The reagent is transferred to the volumetric flask,
and enough solvent is added to dissolve the
reagent. After the reagent is dissolved, additional
solvent is added in several portions, mixing the
solution after each addition. The final adjustment
of volume to the flask’s calibration mark is made
using a dropping pipet.
Pipets
• A pipet is used to deliver a specified volume of
solution. Several different
• styles of pipets are available. Transfer pipets
provide the most accurate
• means for delivering a known volume of
solution; their volume error is similar to
• that from an equivalent volumetric flask
(a)
(b)
(c)
(d)
Common types of pipets and syringes: (a) transfer pipet; (b) measuring pipet;
(c) digital pipet; (d) syringe.
Three important precautions are needed when working with
pipets and volumetric flasks.
First, the volume delivered by a pipet or contained by a
volumetric flask assumes that the glassware is clean.
Second, when filling a pipet or volumetric flask, set the liquid’s
level exactly at the calibration mark. The liquid’s top surface is
curved into a meniscus, the bottom of which should be exactly
even with the glassware’s calibration mark.

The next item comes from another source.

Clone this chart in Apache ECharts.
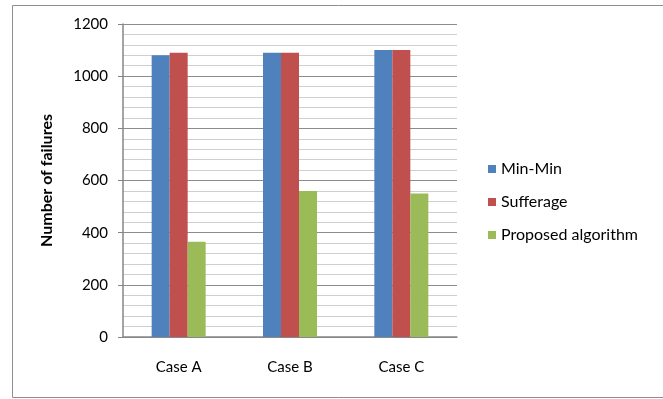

Before using a pipet or volumetric flask you should rinse it with
several small portions of the solution whose volume is being
measured.
Acid-base titrations
• Based on acid-base reactions
• The earliest acid–base titrations involved the
determination of the acidity or alkalinity of solutions,
and the purity of carbonates and alkaline earth oxides.
Before 1800, acid–base titrations were conducted using
H2SO4, HCl, and HNO3 as acidic titrants, and K2CO3
and Na2CO3 as basic titrants. End points were
determined using visual indicators such as litmus, which
is red in acidic solutions and blue in basic solutions, or
by observing the cessation of CO2 effervescence when
neutralizing CO32–. The accuracy of an acid-base
titration was limited by the usefulness of the indicator
and by the lack of a strong base titrant for the analysis of
weak acids.
Titrations Based on Complexation Reactions
• The earliest titrimetric applications involving metal-ligand
complexation The use of a monodentate ligand, such as Cl– and
CN–, however, limited the utility of complexation titrations to
those metals that formed only a single stable complex.
• The utility of complexation titrations improved following the
introduction by Schwarzenbach, in 1945, of aminocarboxylic
acids as multidentate ligands capable of forming stable 1:1
complexes with metal ions. The most widely used of these new
ligands was ethylenediaminetetraacetic acid, EDTA, which
forms strong 1:1 complexes with many metal ions.
• Ethylenediaminetetraacetic acid, or EDTA, is an
aminocarboxylic acid. EDTA, which is a Lewis acid, has six
binding sites (the four carboxylate groups and the two amino
groups), providing six pairs of electrons. The resulting metal–
ligand complex, in which EDTA forms a cage-like structure
around the metal ion, is very stable. The actual number of
coordination sites depends on the size of the metal ion; however,
all metal-EDTA complexes have a 1:1 stoichiometry.
Precipitation Titrations
• A reaction in which the analyte and titrant form an insoluble
precipitate also can form the basis for a titration. One of the earliest
precipitation titrations, developed at the end of the eighteenth
century, was for the analysis of K2CO3 and K2SO4 in potash.
Calcium nitrate, Ca(NO3)2, was used as a titrant, forming a
precipitate of CaCO3 and CaSO4. The end point was signaled by
noting when the addition of titrant ceased to generate additional
precipitate. The importance of precipitation titrimetry as an
analytical method reached its zenith in the nineteenth century when
several methods were developed for determining Ag+ and halide
ions.
• Pb2+(aq) + 2Cl–(aq) =PbCl2(s)
• In the equilibrium treatment of precipitation, however, the reverse
reaction describing the dissolution of the precipitate is more
frequently encountered.
• PbCl2(s) = Pb2+(aq) + 2Cl–(aq)
• The equilibrium constant for this reaction is called the solubility
product, Ksp, and is given as
• K = [Pb2+][Cl–]2 = 1.7.10–5
Titrations Based on Redox Reactions
• Redox titrations were introduced shortly after the
development of acid–base
• titrimetry.
• Since titrants in a reduced state are susceptible to air
oxidation, most redox titrations are carried out using an
oxidizing agent as the titrant. The choice of which of
several common oxidizing titrants is best for a particular
analysis depends on the ease with which the analyte can be
oxidized. Analytes that are strong reducing agents can be
successfully titrated with a relatively weak oxidizing
titrant, whereas a strong oxidizing titrant is required for
the analysis of analytes that are weak reducing agents.